While attending college in the mid-1960s, I had the opportunity to work at one of Jack Brown’s One-Hour Martinizing Cleaners in Austin, Texas. The University of Texas at that time was one of the largest colleges in the United States, starting 15,000 new freshmen every year. Mr. Brown focused on those new freshmen, knowing that if he could get them as customers their first year, they would remain customers for their college term.
There are a lot of dry cleaners and laundries around every college campus. Clean, pressed clothes are important when you lead an active social life. Most freshmen, living away from home, send out their clothes for cleaning. At the same time, they are strangers in a strange place, knowing no one and feeling insecure about being on their own for the first time.
Mr. Brown understood their situation and recognized their loneliness, particularly the first semester. As a consequence, he had one rule for any employee who worked on the front counter – he expected every customer to be greeted by his first name by the customer’s third visit to the store. Imagine how that lonely freshman felt when he was greeted by a friendly voice calling him by his first name! No one else knew his name, not the teachers who handled classes of 50 students or more, the dining hall stewards or fast food counter people, not even the people in his dorm of 500 or more. He came to the cleaners with the expectation that his shirts would be washed at a reasonable price; he kept coming over the next 3 and ½ years because he found a friend who knew him by name, something he never expected from a local dry cleaner.
Being able to recall and use someone’s first name is not always the reason someone returns to a business, but it can’t hurt. Clean facilities and equipment, courteous employees, stocked shelves, quick deliveries or installations, listening and responding to your customer’s concerns are all part of the customer experience as well as other things.
To determine how you can make a fabulous impression in your business, you need to put yourself in a customer’s shoes. Try to review every aspect of a transaction from his viewpoint, no matter how small or trivial the point.

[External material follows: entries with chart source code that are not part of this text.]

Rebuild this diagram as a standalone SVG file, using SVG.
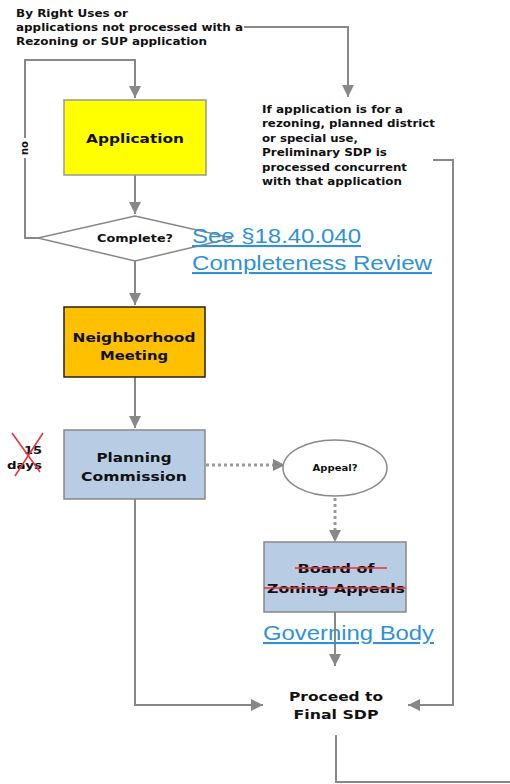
<svg xmlns="http://www.w3.org/2000/svg" width="510" height="784" viewBox="0 0 510 784">
<style>
.t{font-family:"DejaVu Sans",Verdana,sans-serif;font-weight:bold;fill:#111;}
.c{text-anchor:middle;}
.ln{fill:none;stroke:#888;stroke-width:2;}
.dot{fill:none;stroke:#999;stroke-width:3;stroke-dasharray:3 3;}
.lk{font-family:"Liberation Sans",Arial,sans-serif;font-size:21px;fill:#2F92D5;text-decoration:underline;}
.red{stroke:#E8323C;stroke-width:1.6;fill:none;}
</style>
<defs>
<marker id="ah" viewBox="0 0 10 10" refX="10" refY="5" markerWidth="6" markerHeight="6" markerUnits="strokeWidth" orient="auto">
<path d="M0,0 L10,5 L0,10 z" fill="#888"/>
</marker>
</defs>
<g id="connectors">
<path class="ln" d="M244,27 H348 V97" marker-end="url(#ah)"/>
<path class="ln" d="M40,238 H25 V60 H135 V98" marker-end="url(#ah)"/>
<path class="ln" d="M135,175 V214" marker-end="url(#ah)"/>
<path class="ln" d="M135,261 V305" marker-end="url(#ah)"/>
<path class="ln" d="M135,377 V428" marker-end="url(#ah)"/>
<path class="dot" d="M206,465 H276"/>
<path d="M273,459 L285,465 L273,471 z" fill="#888"/>
<path class="dot" d="M335,498 V532"/>
<path d="M329,530 L335,542 L341,530 z" fill="#888"/>
<path class="ln" d="M335,612 V666" marker-end="url(#ah)"/>
<path class="ln" d="M135,499 V705 H263" marker-end="url(#ah)"/>
<path class="ln" d="M433,160 H453 V705 H408" marker-end="url(#ah)"/>
<path class="ln" d="M336,735 V782 H510"/>
</g>
<g id="note-top">
<text class="t" font-size="10.5"><tspan x="16" y="17" textLength="112" lengthAdjust="spacingAndGlyphs">By Right Uses or</tspan><tspan x="16" y="31" textLength="227" lengthAdjust="spacingAndGlyphs">applications not processed with a</tspan><tspan x="16" y="45" textLength="191" lengthAdjust="spacingAndGlyphs">Rezoning or SUP application</tspan></text>
</g>
<g id="note-right">
<text class="t" font-size="10.5"><tspan x="262" y="113" textLength="141" lengthAdjust="spacingAndGlyphs">If application is for a</tspan><tspan x="262" y="127" textLength="173" lengthAdjust="spacingAndGlyphs">rezoning, planned district</tspan><tspan x="262" y="142" textLength="96" lengthAdjust="spacingAndGlyphs">or special use,</tspan><tspan x="262" y="156" textLength="125" lengthAdjust="spacingAndGlyphs">Preliminary SDP is</tspan><tspan x="262" y="171" textLength="145" lengthAdjust="spacingAndGlyphs">processed concurrent</tspan><tspan x="262" y="185" textLength="140" lengthAdjust="spacingAndGlyphs">with that application</tspan></text>
</g>
<g id="no-label">
<rect x="20" y="138" width="10" height="20" fill="#fff"/>
<text class="t c" font-size="10" transform="translate(28,148) rotate(-90)">no</text>
</g>
<g id="application">
<rect x="64" y="100" width="142" height="75" fill="#FFFF00" stroke="#999" stroke-width="1.5"/>
<text class="t c" x="135" y="143" font-size="13" textLength="98" lengthAdjust="spacingAndGlyphs">Application</text>
</g>
<g id="complete">
<path d="M135,216 L232,238 L135,261 L38,238 z" fill="#fff" stroke="#888" stroke-width="1.5"/>
<text class="t c" x="135" y="242" font-size="10" textLength="76" lengthAdjust="spacingAndGlyphs">Complete?</text>
</g>
<g id="link-completeness">
<text class="lk"><tspan x="192" y="243" textLength="169" lengthAdjust="spacingAndGlyphs">See §18.40.040</tspan><tspan x="192" y="270" textLength="240" lengthAdjust="spacingAndGlyphs">Completeness Review</tspan></text>
</g>
<g id="neighborhood">
<rect x="64" y="307" width="141" height="70" fill="#FFC000" stroke="#222" stroke-width="1.5"/>
<text class="t c" font-size="13"><tspan x="134" y="342" textLength="123" lengthAdjust="spacingAndGlyphs">Neighborhood</tspan><tspan x="134" y="360" textLength="68" lengthAdjust="spacingAndGlyphs">Meeting</tspan></text>
</g>
<g id="days">
<text class="t" font-size="10"><tspan x="24" y="454" textLength="18" lengthAdjust="spacingAndGlyphs">15</tspan><tspan x="7" y="469" textLength="35" lengthAdjust="spacingAndGlyphs">days</tspan></text>
<path class="red" d="M12,433 L40,472 M43,433 L15,476"/>
</g>
<g id="planning">
<rect x="64" y="430" width="141" height="69" fill="#B8CCE4" stroke="#888" stroke-width="1.5"/>
<text class="t c" font-size="13"><tspan x="134" y="462" textLength="75" lengthAdjust="spacingAndGlyphs">Planning</tspan><tspan x="134" y="481" textLength="106" lengthAdjust="spacingAndGlyphs">Commission</tspan></text>
</g>
<g id="appeal">
<ellipse cx="335" cy="468" rx="52" ry="28" fill="#fff" stroke="#888" stroke-width="1.5"/>
<text class="t c" x="335" y="471" font-size="8.5" textLength="45" lengthAdjust="spacingAndGlyphs">Appeal?</text>
</g>
<g id="board">
<rect x="264" y="542" width="142" height="70" fill="#B8CCE4" stroke="#888" stroke-width="1.5"/>
<text class="t c" font-size="12.5"><tspan x="336" y="573" textLength="77" lengthAdjust="spacingAndGlyphs">Board of</tspan><tspan x="336" y="593" textLength="138" lengthAdjust="spacingAndGlyphs">Zoning Appeals</tspan></text>
<path class="red" d="M295,568 H387 M264,588 H406"/>
</g>
<g id="link-governing">
<text class="lk" x="263" y="640" textLength="171" lengthAdjust="spacingAndGlyphs">Governing Body</text>
</g>
<g id="final">
<text class="t c" font-size="12.5"><tspan x="336" y="701" textLength="94" lengthAdjust="spacingAndGlyphs">Proceed to</tspan><tspan x="336" y="719" textLength="85" lengthAdjust="spacingAndGlyphs">Final SDP</tspan></text>
</g>
</svg>
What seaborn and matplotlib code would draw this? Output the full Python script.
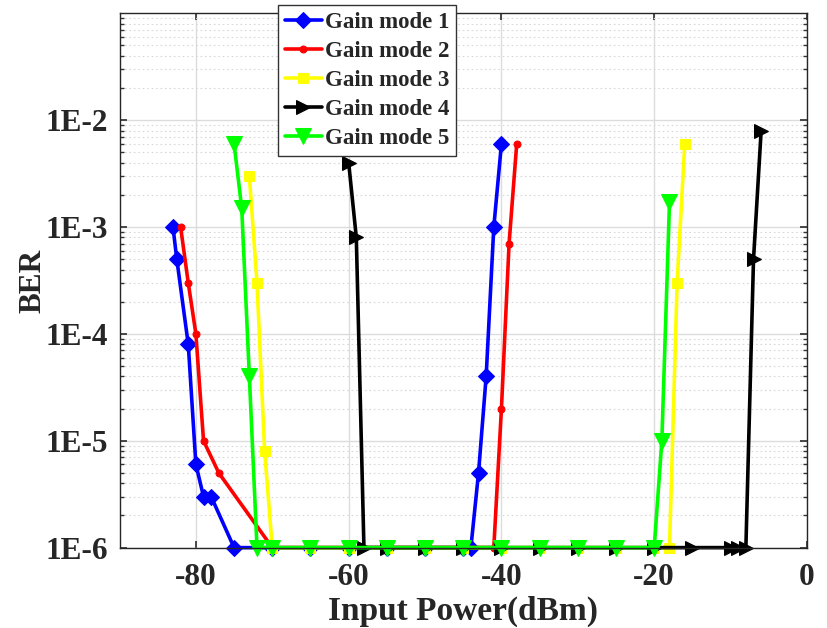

How does your phone system work? Is it easy to get caught in a transfer Hell where talking to a real person is impossible? Are the features of your products or services easily understood? Is your billing excessively complicated for your purposes, not those of your customers? Do you follow up with a customer to see if the product is performing as promised? Think about it and write out your customers and answers for reflection and to find opportunities for improvement.
Ask a friend to go through a customer process with your company and get this thoughts. Better yet, call some recent customers and get their feedback on what they experienced. Don’t settle for vague answers! Ask specific questions about what they expected and what they got. Ask them for suggestions to improve your process before their next visit. Incidentally, calling a customer and asking him for his thoughts will make him feel important and that you care about him – a good outcome by itself.
Have you come to any conclusions about why you continue to visit the same stores? Do your customers feel about you the way you feel about those businesses? How can you improve the experience for your customers?